YOUR TASK — Retype only the lines running from the beginning of the entries below to the line with "(0,0) rectangle (1145,1374);", both included. Do not include pictures.

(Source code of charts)
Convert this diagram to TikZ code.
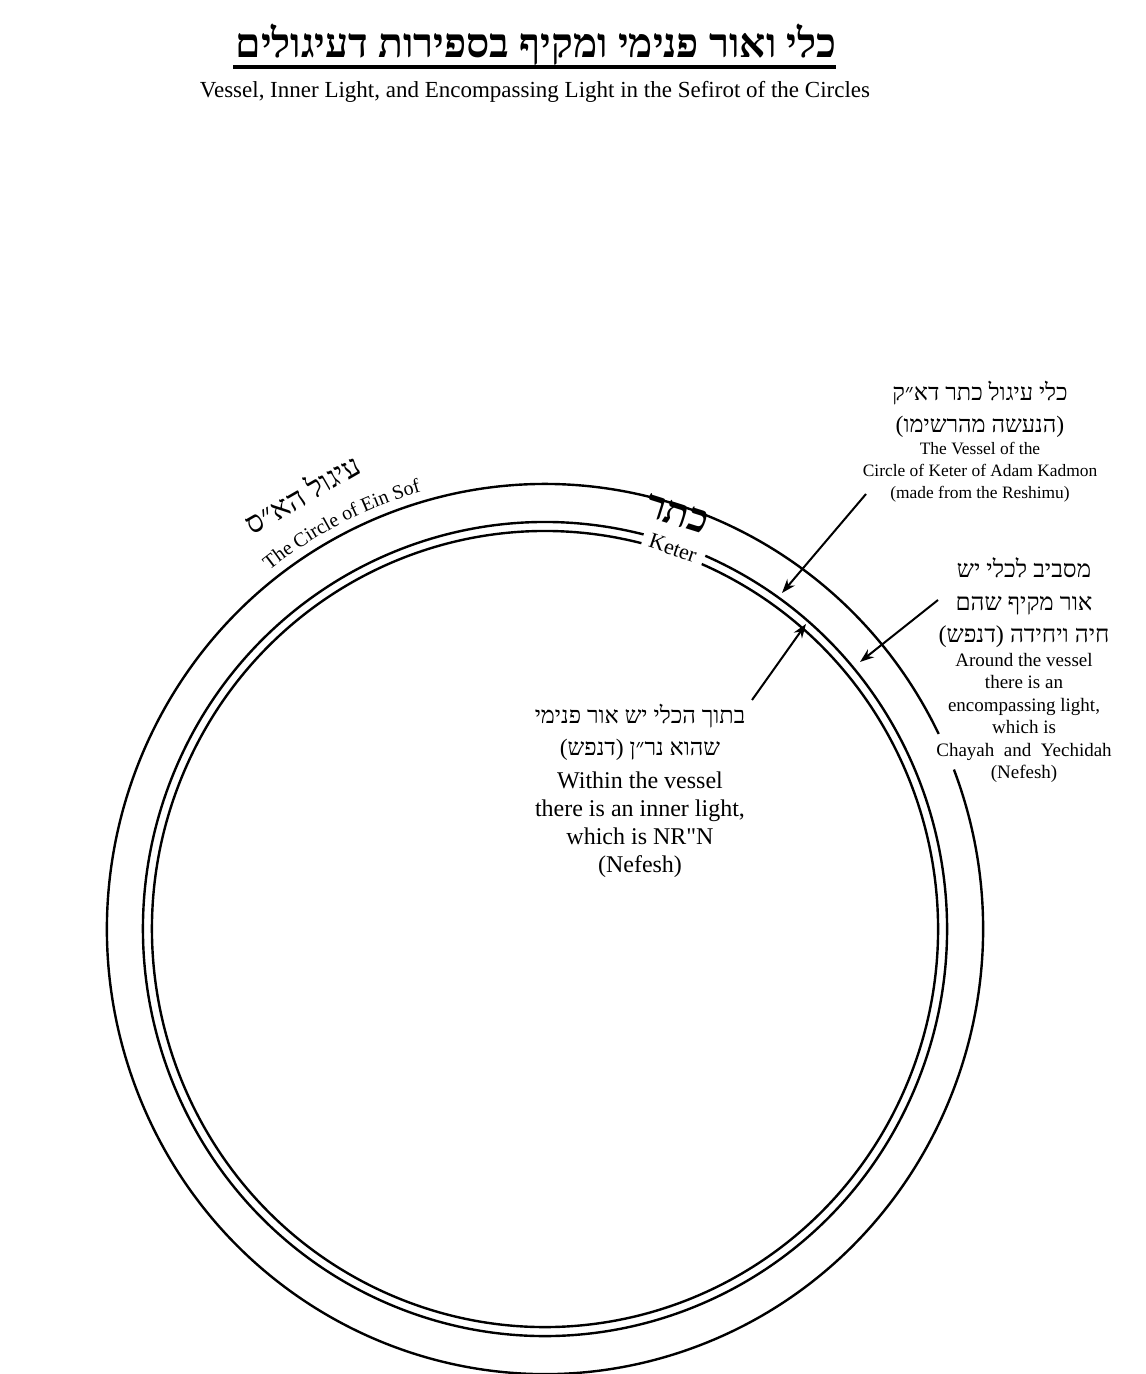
\documentclass[tikz,border=0pt]{standalone}
\usepackage{fontspec}
\setmainfont{Liberation Serif}
\newfontfamily\hebfont[Script=Hebrew]{Liberation Serif}
\TeXXeTstate=1
\usetikzlibrary{arrows.meta}
\usetikzlibrary{decorations.text}

\tikzset{
  kreis/.style={line width=1.2pt},
  pfeil/.style={line width=1pt, -{Stealth[length=7pt, width=5pt]}},
  heb/.style={align=center, font=\hebfont\fontsize{11.8}{16}\selectfont},
}

\begin{document}
\begin{tikzpicture}[x=0.5pt, y=-0.5pt]
\useasboundingbox (0,0) rectangle (1145,1374);

% title
\node[font=\hebfont\bfseries\fontsize{20.4}{26}\selectfont] (titel) at (536,45) {\beginR כלי ואור פנימי ומקיף בספירות דעיגולים\endR};
\draw[line width=2pt] (233,67) -- (836,67);
\node[font=\fontsize{11.5}{13}\selectfont] (untertitel) at (535,92) {Vessel, Inner Light, and Encompassing Light in the Sefirot of the Circles};

% circle of ein sof (gap at the right)
\draw[kreis] (545,929) ++(-21:438 and 445) arc[start angle=-21, end angle=334, x radius=438, y radius=445];
% vessel of keter, two lines (gap for the label)
\draw[kreis] (545,929) ++(-66.5:402 and 407) arc[start angle=-66.5, end angle=284.2, x radius=402, y radius=407];
\draw[kreis] (545,929) ++(-66.5:393 and 398) arc[start angle=-66.5, end angle=284.2, x radius=393, y radius=398];

% labels on the circles
\node[font=\hebfont\fontsize{15}{17}\selectfont, rotate=30] (einsofheb) at (302,493) {\beginR עיגול הא״ס\endR};
\path[decorate, decoration={text along path, text align=center,
  text={|\fontsize{10}{12}\selectfont|The Circle of Ein Sof}}]
  (545,929) ++(229:448 and 455) arc[start angle=229, end angle=257, x radius=448, y radius=455];
\node[font=\hebfont\bfseries\fontsize{20}{22}\selectfont, rotate=-17.5] (keterheb) at (677,514) {\beginR כתר\endR};
\node[font=\fontsize{11}{13}\selectfont, rotate=-18.5] (keter) at (673,548) {Keter};

% vessel
\node[heb] (kliheb) at (980,409) {\beginR כלי עיגול כתר דא״ק\endR\\\beginR (הנעשה מהרשימו)\endR};
\node[align=center, font=\fontsize{8.7}{11}\selectfont] (klieng) at (980,472) {The Vessel of the\\Circle of Keter of Adam Kadmon\\(made from the Reshimu)};

% encompassing light
\node[heb, font=\hebfont\fontsize{12.1}{16.2}\selectfont] (makifheb) at (1024,603) {\beginR מסביב לכלי יש\endR\\\beginR אור מקיף שהם\endR\\\beginR חיה ויחידה (דנפש)\endR};
\node[align=center, font=\fontsize{9.5}{11.2}\selectfont] (makifeng) at (1024,718) {Around the vessel\\there is an\\encompassing light,\\which is\\Chayah\ \ and\ \ Yechidah\\(Nefesh)};

% inner light
\node[heb] (pnimiheb) at (640,732) {\beginR בתוך הכלי יש אור פנימי\endR\\\beginR שהוא נר״ן (דנפש)\endR};
\node[align=center, font=\fontsize{12}{14}\selectfont] (pnimieng) at (640,825) {Within the vessel\\there is an inner light,\\which is NR\textquotedbl N\\(Nefesh)};

% arrows
\coordinate (vesseltail) at (866,494);
\coordinate (vesseltip) at (782,593);
\coordinate (makiftail) at (938,600);
\coordinate (makiftip) at (860,662);
\coordinate (pnimitail) at (752,700);
\coordinate (pnimitip) at (806,624);
\draw[pfeil] (vesseltail) -- (vesseltip);
\draw[pfeil] (makiftail) -- (makiftip);
\draw[pfeil] (pnimitail) -- (pnimitip);
\end{tikzpicture}
\end{document}
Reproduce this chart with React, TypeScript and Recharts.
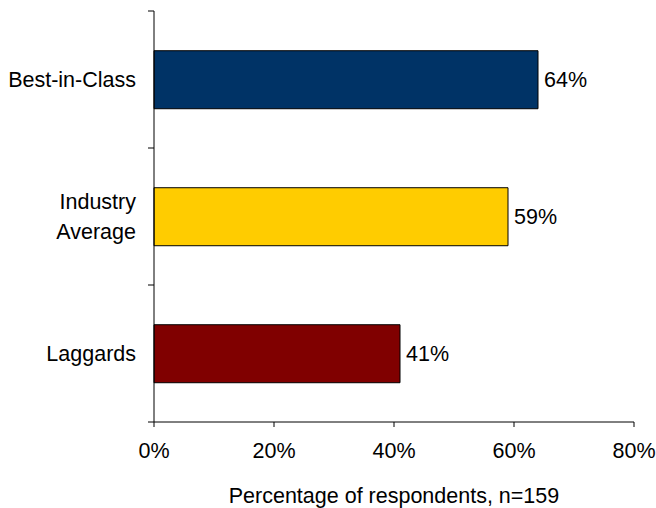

IN RESPONSE —
Convert this diagram to TikZ code.
\documentclass[tikz,border=0pt]{standalone}
\usepackage{fontspec}
\setmainfont{Liberation Serif}
\newfontfamily\hebfont[Script=Hebrew]{Liberation Serif}
\TeXXeTstate=1
\usetikzlibrary{arrows.meta}
\usetikzlibrary{decorations.text}

\tikzset{
  kreis/.style={line width=1.2pt},
  pfeil/.style={line width=1pt, -{Stealth[length=7pt, width=5pt]}},
  heb/.style={align=center, font=\hebfont\fontsize{11.8}{16}\selectfont},
}

\begin{document}
\begin{tikzpicture}[x=0.5pt, y=-0.5pt]
\useasboundingbox (0,0) rectangle (1145,1374);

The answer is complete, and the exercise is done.